## [The task]
Can you set down, exactly as they appear below, the lines from the opening of the material through the one bearing "38.83, 39.44, 40.17, 41.15, 42.05, 43.22, 44.2, 45.25]", minus the pictures?

## [Stored data]

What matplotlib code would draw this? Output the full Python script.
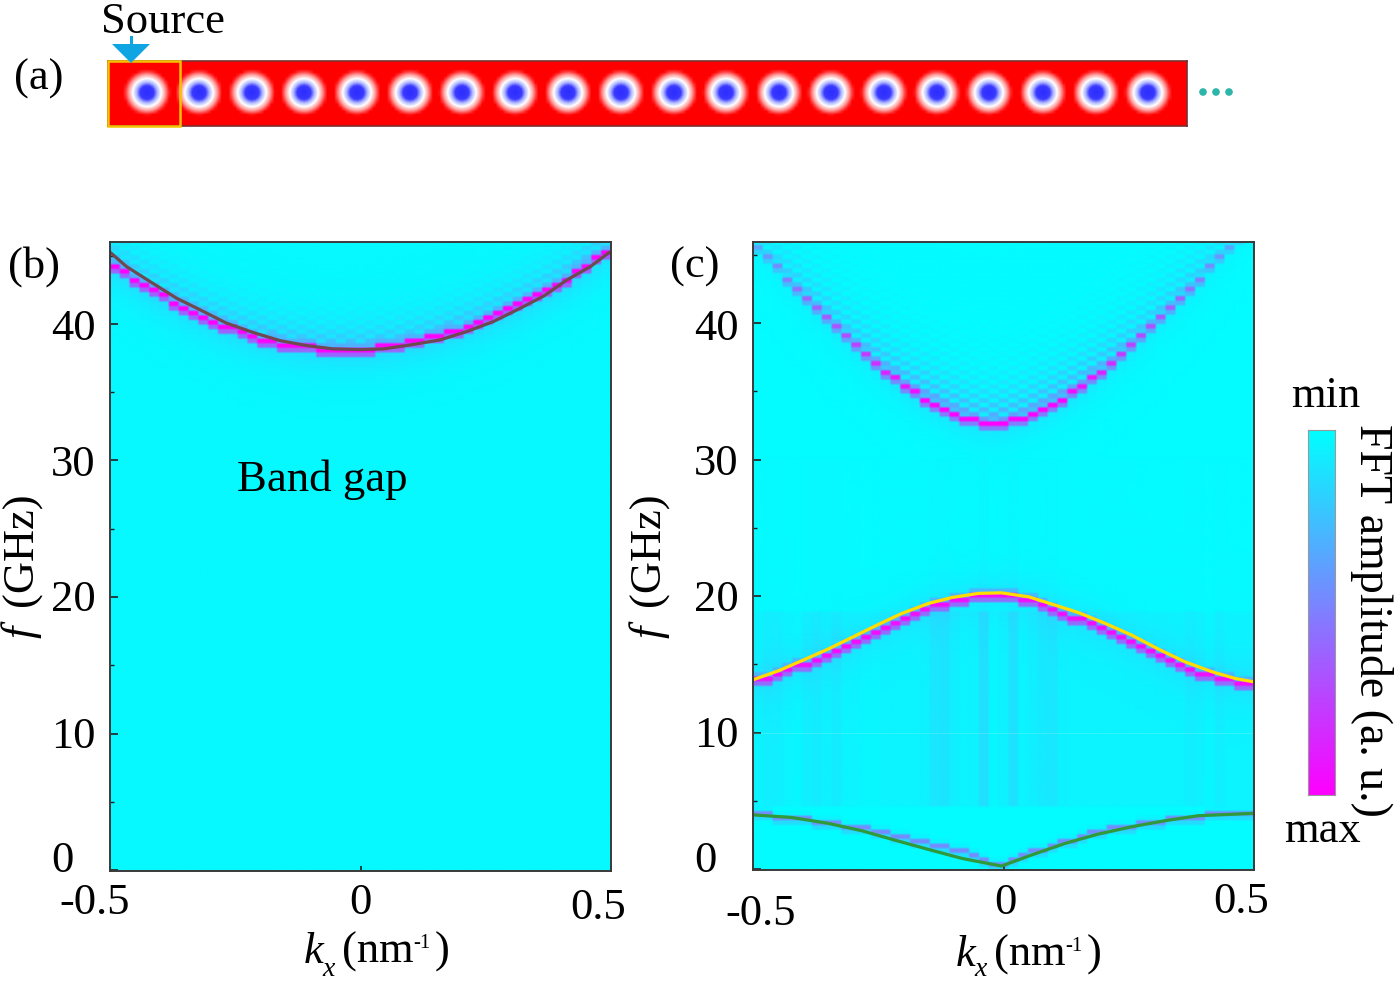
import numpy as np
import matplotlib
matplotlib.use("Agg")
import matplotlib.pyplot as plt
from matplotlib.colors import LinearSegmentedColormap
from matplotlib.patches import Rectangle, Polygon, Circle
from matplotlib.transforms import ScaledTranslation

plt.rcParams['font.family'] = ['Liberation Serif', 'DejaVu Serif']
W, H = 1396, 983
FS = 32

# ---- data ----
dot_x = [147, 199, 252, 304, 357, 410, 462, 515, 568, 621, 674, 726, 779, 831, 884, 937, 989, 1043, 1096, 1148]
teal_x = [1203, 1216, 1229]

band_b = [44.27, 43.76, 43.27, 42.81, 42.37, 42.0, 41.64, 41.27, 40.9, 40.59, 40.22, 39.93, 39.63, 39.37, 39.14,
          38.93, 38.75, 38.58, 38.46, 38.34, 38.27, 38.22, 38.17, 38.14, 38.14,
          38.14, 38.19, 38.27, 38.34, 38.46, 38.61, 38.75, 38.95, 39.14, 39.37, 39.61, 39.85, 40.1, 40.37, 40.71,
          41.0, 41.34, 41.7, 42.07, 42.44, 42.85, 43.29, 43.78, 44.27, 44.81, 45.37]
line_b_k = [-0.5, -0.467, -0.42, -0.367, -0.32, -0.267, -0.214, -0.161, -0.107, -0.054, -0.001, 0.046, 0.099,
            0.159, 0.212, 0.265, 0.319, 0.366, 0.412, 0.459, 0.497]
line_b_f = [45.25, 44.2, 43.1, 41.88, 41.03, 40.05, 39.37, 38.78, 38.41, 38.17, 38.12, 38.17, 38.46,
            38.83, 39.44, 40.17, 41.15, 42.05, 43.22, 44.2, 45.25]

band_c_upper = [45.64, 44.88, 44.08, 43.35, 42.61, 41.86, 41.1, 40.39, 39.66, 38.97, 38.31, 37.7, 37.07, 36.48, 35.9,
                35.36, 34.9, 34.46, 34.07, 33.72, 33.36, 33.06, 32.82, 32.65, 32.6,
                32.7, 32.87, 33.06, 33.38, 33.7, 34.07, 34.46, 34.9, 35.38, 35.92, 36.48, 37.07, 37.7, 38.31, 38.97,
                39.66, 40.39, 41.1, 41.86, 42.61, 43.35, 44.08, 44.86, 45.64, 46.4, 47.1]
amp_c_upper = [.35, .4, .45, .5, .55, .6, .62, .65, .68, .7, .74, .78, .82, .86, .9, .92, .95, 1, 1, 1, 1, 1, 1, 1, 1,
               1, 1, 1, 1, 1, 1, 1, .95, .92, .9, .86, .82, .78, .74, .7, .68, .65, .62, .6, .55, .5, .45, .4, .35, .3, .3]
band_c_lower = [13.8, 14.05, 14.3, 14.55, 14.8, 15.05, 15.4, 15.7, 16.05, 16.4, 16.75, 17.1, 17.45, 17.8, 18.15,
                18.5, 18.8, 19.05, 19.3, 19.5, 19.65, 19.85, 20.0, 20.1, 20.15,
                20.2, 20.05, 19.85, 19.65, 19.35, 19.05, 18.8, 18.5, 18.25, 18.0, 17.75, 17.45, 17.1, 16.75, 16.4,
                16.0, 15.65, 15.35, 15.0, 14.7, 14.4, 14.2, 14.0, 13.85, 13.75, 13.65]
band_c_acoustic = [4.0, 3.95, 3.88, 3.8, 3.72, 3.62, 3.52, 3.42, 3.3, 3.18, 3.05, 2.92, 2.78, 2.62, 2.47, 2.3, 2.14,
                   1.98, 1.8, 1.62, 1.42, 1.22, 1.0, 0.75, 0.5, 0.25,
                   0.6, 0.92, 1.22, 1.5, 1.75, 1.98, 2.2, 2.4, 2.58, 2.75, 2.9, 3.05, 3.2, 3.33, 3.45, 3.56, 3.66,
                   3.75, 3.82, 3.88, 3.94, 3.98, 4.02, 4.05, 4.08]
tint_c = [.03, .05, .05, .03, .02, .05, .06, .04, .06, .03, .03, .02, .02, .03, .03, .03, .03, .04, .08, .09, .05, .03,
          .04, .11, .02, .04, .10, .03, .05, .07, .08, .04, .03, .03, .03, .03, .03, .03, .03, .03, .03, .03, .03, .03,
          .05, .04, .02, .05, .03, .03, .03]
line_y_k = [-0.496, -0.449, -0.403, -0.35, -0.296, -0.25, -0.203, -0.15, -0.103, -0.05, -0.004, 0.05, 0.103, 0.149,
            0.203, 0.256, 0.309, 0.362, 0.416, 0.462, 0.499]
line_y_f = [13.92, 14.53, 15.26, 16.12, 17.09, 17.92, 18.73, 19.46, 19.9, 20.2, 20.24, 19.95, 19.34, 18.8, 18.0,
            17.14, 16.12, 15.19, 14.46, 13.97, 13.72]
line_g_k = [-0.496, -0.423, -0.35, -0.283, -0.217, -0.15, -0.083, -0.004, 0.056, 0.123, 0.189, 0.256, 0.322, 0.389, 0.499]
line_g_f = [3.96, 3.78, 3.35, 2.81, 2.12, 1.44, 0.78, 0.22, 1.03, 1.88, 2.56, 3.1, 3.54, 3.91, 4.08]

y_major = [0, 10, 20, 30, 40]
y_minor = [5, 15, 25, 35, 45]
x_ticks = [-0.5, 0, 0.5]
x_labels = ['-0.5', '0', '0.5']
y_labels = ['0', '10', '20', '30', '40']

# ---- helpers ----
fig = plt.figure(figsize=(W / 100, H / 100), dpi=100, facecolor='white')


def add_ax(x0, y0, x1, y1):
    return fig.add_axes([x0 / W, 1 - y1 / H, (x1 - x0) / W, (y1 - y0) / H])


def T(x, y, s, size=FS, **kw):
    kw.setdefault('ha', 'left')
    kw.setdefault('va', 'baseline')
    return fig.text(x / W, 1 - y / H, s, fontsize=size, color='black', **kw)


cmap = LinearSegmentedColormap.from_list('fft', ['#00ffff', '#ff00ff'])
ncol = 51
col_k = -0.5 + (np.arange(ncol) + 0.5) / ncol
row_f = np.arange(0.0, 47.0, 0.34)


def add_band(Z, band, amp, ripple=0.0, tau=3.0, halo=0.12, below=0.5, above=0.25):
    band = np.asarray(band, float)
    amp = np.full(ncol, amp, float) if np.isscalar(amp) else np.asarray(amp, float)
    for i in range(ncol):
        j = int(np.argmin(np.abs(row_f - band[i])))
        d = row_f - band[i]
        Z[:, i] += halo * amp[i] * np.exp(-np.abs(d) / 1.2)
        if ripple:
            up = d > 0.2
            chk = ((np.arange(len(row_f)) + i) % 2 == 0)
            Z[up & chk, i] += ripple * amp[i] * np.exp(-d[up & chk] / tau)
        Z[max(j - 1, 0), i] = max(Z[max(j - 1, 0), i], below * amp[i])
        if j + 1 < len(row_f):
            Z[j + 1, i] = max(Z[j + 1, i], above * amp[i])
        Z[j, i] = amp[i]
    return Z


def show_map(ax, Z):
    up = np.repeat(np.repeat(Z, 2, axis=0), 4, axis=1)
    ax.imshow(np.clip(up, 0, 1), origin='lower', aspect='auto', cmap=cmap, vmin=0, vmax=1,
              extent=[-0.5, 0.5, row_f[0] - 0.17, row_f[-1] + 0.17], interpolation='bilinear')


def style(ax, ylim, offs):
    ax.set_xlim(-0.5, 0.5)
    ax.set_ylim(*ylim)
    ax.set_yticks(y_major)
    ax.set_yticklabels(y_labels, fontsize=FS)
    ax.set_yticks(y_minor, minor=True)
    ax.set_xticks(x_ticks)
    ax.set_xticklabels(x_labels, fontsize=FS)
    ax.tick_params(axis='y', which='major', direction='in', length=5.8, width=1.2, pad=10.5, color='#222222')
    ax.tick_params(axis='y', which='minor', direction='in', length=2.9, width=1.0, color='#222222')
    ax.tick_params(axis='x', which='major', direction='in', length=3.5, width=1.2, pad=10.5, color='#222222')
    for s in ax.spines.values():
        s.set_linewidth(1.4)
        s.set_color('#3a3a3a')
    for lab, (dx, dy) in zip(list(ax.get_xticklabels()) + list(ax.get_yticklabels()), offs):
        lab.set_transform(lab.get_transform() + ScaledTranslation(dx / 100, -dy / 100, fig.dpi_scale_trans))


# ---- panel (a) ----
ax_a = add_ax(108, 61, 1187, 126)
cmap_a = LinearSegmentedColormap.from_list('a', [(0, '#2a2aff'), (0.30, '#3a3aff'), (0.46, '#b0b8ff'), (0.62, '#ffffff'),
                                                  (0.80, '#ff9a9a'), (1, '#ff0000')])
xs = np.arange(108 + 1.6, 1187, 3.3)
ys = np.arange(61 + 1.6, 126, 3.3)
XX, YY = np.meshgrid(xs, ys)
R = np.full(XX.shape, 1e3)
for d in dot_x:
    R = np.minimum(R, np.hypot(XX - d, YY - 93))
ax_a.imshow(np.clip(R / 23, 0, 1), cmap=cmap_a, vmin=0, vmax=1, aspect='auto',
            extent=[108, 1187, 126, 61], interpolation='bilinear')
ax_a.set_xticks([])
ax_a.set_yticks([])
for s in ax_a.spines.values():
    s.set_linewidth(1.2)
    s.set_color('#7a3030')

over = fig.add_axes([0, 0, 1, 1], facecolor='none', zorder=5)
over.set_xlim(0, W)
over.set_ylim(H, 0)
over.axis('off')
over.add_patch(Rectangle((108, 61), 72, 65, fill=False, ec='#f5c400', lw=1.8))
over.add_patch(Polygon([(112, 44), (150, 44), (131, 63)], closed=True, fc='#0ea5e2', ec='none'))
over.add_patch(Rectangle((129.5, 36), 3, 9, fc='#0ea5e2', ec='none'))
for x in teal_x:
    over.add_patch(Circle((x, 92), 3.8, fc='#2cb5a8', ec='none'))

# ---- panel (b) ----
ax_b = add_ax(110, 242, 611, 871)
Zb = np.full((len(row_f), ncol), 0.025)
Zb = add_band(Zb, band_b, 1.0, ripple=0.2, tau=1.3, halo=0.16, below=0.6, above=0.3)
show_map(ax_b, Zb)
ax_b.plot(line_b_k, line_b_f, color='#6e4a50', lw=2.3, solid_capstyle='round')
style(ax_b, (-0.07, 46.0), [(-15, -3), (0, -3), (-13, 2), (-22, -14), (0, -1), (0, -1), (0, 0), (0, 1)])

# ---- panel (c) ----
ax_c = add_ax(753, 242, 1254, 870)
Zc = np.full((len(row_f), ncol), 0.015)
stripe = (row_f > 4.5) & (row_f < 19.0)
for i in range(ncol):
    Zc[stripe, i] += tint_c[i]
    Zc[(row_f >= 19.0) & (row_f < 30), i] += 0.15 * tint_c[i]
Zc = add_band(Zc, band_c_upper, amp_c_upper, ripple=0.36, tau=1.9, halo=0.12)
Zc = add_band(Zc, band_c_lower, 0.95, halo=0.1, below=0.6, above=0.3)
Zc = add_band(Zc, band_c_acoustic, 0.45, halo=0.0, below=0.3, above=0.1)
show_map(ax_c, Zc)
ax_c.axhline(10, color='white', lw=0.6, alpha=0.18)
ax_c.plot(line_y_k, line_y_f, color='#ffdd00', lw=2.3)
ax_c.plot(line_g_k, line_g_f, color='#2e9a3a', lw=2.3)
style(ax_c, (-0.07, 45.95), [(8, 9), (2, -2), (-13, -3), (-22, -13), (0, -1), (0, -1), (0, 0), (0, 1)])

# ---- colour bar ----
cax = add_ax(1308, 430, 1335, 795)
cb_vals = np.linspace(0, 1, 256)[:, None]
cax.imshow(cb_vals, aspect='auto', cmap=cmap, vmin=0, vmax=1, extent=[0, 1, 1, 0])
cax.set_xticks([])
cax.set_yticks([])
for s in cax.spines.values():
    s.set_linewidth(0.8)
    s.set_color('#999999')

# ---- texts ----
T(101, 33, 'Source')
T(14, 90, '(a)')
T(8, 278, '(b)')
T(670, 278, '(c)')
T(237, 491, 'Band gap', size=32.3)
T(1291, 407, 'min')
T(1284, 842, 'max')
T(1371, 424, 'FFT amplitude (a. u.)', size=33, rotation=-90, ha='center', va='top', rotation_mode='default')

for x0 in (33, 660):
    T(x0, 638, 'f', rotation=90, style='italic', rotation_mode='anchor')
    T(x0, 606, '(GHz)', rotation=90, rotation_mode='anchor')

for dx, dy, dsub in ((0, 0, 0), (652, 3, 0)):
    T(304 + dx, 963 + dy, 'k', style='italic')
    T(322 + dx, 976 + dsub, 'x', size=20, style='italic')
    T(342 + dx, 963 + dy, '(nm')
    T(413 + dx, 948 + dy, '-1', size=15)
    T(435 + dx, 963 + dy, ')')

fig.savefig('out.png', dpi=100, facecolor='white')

## [Correct result]
What matplotlib code would draw this? Output the full Python script.
import numpy as np
import matplotlib
matplotlib.use("Agg")
import matplotlib.pyplot as plt
from matplotlib.colors import LinearSegmentedColormap
from matplotlib.patches import Rectangle, Polygon, Circle
from matplotlib.transforms import ScaledTranslation

plt.rcParams['font.family'] = ['Liberation Serif', 'DejaVu Serif']
W, H = 1396, 983
FS = 32

# ---- data ----
dot_x = [147, 199, 252, 304, 357, 410, 462, 515, 568, 621, 674, 726, 779, 831, 884, 937, 989, 1043, 1096, 1148]
teal_x = [1203, 1216, 1229]

band_b = [44.27, 43.76, 43.27, 42.81, 42.37, 42.0, 41.64, 41.27, 40.9, 40.59, 40.22, 39.93, 39.63, 39.37, 39.14,
          38.93, 38.75, 38.58, 38.46, 38.34, 38.27, 38.22, 38.17, 38.14, 38.14,
          38.14, 38.19, 38.27, 38.34, 38.46, 38.61, 38.75, 38.95, 39.14, 39.37, 39.61, 39.85, 40.1, 40.37, 40.71,
          41.0, 41.34, 41.7, 42.07, 42.44, 42.85, 43.29, 43.78, 44.27, 44.81, 45.37]
line_b_k = [-0.5, -0.467, -0.42, -0.367, -0.32, -0.267, -0.214, -0.161, -0.107, -0.054, -0.001, 0.046, 0.099,
            0.159, 0.212, 0.265, 0.319, 0.366, 0.412, 0.459, 0.497]
line_b_f = [45.25, 44.2, 43.1, 41.88, 41.03, 40.05, 39.37, 38.78, 38.41, 38.17, 38.12, 38.17, 38.46,
            38.83, 39.44, 40.17, 41.15, 42.05, 43.22, 44.2, 45.25]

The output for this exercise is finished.